◆ TASK TO CARRY OUT ◆
Find the lines with the string "matplotlib" and return them.

** Start PROVIDED DATA **

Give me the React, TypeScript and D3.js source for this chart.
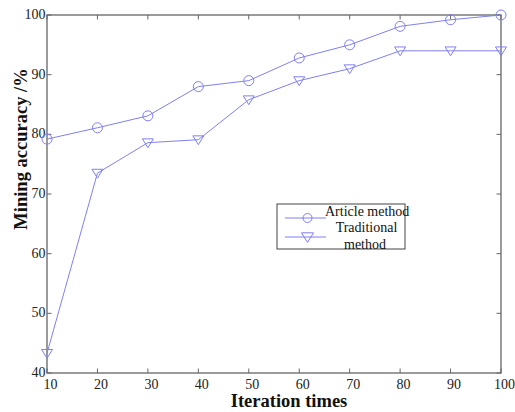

** End PROVIDED DATA **
** Start PROVIDED DATA **

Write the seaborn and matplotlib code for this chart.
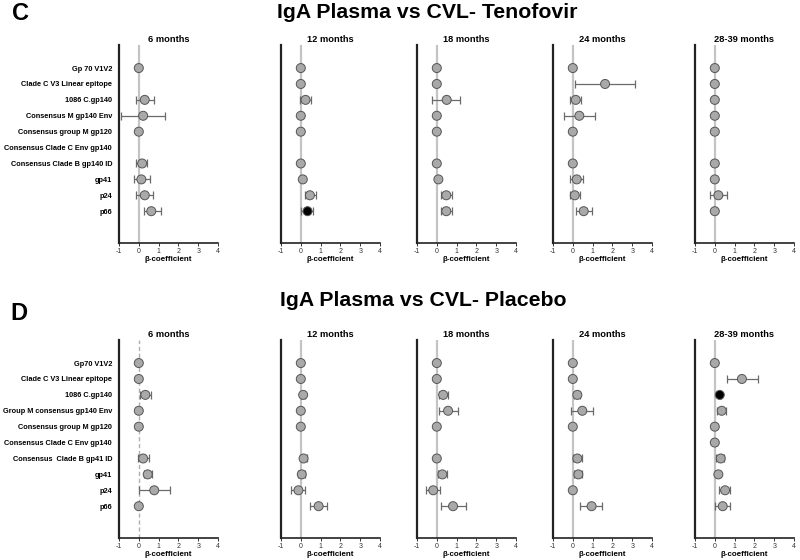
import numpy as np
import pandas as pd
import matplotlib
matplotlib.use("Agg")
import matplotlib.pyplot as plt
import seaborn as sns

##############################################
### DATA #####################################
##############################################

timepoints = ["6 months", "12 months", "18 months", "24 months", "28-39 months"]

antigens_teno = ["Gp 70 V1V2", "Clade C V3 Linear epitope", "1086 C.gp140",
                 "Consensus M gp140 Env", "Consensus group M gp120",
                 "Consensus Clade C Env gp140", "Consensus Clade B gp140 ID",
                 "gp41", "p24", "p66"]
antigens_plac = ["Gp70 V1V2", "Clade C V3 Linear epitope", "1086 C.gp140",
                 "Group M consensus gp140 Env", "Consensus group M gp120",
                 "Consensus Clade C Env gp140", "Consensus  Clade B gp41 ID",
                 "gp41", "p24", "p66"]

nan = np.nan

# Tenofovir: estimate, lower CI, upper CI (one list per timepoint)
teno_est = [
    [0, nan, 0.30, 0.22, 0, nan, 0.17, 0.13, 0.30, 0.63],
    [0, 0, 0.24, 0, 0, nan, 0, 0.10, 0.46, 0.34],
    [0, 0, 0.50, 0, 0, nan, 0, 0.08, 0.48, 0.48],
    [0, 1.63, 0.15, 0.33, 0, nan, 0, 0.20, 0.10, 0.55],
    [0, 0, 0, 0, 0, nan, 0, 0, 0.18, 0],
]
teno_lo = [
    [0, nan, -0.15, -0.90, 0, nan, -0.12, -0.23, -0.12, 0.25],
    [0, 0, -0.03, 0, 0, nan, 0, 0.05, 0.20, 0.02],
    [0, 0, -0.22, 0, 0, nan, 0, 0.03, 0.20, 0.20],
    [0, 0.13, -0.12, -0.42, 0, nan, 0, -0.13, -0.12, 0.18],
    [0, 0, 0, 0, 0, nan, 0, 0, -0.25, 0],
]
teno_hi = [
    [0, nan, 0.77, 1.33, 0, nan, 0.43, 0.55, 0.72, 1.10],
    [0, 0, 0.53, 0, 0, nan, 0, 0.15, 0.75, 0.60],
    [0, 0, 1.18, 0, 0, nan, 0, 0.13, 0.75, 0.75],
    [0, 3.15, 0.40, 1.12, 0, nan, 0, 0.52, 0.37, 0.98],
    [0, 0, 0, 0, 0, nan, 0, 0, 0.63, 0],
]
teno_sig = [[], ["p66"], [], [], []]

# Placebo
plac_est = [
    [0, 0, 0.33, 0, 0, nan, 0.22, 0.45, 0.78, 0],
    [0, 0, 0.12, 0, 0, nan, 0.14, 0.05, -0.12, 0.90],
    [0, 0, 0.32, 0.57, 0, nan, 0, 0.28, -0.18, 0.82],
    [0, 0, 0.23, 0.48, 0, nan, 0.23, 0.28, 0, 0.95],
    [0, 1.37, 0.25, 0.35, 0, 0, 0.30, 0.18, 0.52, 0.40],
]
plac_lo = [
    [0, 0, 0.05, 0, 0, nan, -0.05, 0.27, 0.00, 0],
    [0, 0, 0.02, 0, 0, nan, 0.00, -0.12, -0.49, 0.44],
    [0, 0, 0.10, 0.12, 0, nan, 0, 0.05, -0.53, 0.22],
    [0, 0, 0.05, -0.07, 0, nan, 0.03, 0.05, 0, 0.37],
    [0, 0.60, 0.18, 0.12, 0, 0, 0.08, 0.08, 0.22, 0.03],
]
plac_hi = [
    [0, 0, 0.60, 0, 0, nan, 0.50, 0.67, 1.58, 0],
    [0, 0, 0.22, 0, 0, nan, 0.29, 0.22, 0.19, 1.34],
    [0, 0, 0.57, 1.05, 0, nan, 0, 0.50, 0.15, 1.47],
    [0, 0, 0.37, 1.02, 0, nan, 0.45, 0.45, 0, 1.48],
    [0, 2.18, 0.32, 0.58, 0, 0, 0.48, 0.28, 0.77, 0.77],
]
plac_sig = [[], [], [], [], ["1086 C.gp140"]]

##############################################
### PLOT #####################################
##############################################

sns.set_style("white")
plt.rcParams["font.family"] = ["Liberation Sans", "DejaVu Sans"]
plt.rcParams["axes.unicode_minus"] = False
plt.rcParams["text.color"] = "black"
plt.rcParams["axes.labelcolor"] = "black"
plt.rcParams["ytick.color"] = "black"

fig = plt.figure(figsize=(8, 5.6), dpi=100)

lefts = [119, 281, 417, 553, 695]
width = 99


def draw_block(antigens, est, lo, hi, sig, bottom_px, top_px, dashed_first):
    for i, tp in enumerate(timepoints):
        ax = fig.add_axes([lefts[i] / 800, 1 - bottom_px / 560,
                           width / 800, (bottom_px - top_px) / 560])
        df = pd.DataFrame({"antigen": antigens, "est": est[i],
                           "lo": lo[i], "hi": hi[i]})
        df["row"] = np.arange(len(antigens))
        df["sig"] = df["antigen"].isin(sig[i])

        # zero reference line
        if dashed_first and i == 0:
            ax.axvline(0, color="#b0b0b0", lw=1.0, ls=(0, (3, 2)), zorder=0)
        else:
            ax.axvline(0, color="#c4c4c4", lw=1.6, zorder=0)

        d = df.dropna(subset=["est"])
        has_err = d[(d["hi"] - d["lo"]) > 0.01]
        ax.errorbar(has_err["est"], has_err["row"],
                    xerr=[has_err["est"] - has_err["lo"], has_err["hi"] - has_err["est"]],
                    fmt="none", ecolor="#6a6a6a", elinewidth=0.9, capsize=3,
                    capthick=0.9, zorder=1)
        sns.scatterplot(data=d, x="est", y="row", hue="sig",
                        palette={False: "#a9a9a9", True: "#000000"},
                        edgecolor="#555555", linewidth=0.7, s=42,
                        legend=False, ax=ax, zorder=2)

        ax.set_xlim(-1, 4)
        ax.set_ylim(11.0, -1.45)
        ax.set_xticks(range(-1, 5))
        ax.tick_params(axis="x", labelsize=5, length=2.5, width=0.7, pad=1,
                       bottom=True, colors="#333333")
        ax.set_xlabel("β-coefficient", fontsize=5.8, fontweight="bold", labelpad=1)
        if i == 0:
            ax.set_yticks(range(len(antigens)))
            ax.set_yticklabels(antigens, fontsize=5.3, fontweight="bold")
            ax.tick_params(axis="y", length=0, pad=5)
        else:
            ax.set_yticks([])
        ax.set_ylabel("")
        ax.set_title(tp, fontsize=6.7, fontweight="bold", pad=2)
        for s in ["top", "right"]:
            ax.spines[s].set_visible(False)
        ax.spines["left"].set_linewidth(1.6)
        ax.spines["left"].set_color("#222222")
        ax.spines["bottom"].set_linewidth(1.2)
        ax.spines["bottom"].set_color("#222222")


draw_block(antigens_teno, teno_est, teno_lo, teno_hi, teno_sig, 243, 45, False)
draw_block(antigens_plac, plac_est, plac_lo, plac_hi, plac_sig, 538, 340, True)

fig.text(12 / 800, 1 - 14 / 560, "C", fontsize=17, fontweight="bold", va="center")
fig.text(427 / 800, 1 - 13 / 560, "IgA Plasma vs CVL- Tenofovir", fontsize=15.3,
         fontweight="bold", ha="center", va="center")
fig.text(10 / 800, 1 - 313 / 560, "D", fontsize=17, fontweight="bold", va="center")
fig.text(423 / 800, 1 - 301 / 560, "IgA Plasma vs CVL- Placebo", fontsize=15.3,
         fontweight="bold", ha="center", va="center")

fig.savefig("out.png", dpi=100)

** End PROVIDED DATA **
** Start PROVIDED DATA **

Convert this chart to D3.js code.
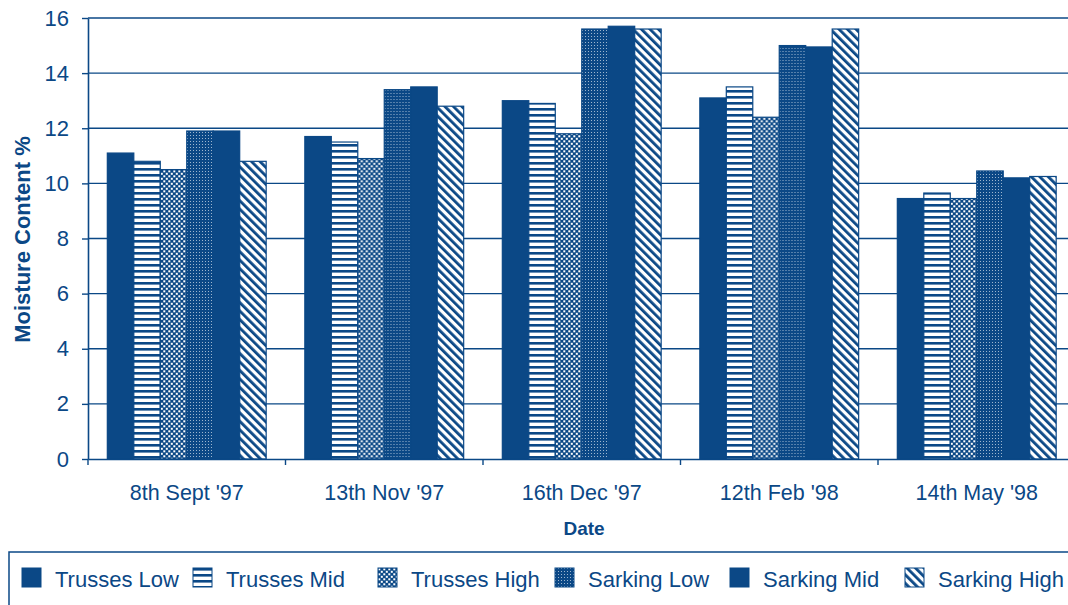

** End PROVIDED DATA **

◆ RESULT OF THE TASK ◆
Write the seaborn and matplotlib code for this chart.
import matplotlib
matplotlib.use("Agg")
import matplotlib.pyplot as plt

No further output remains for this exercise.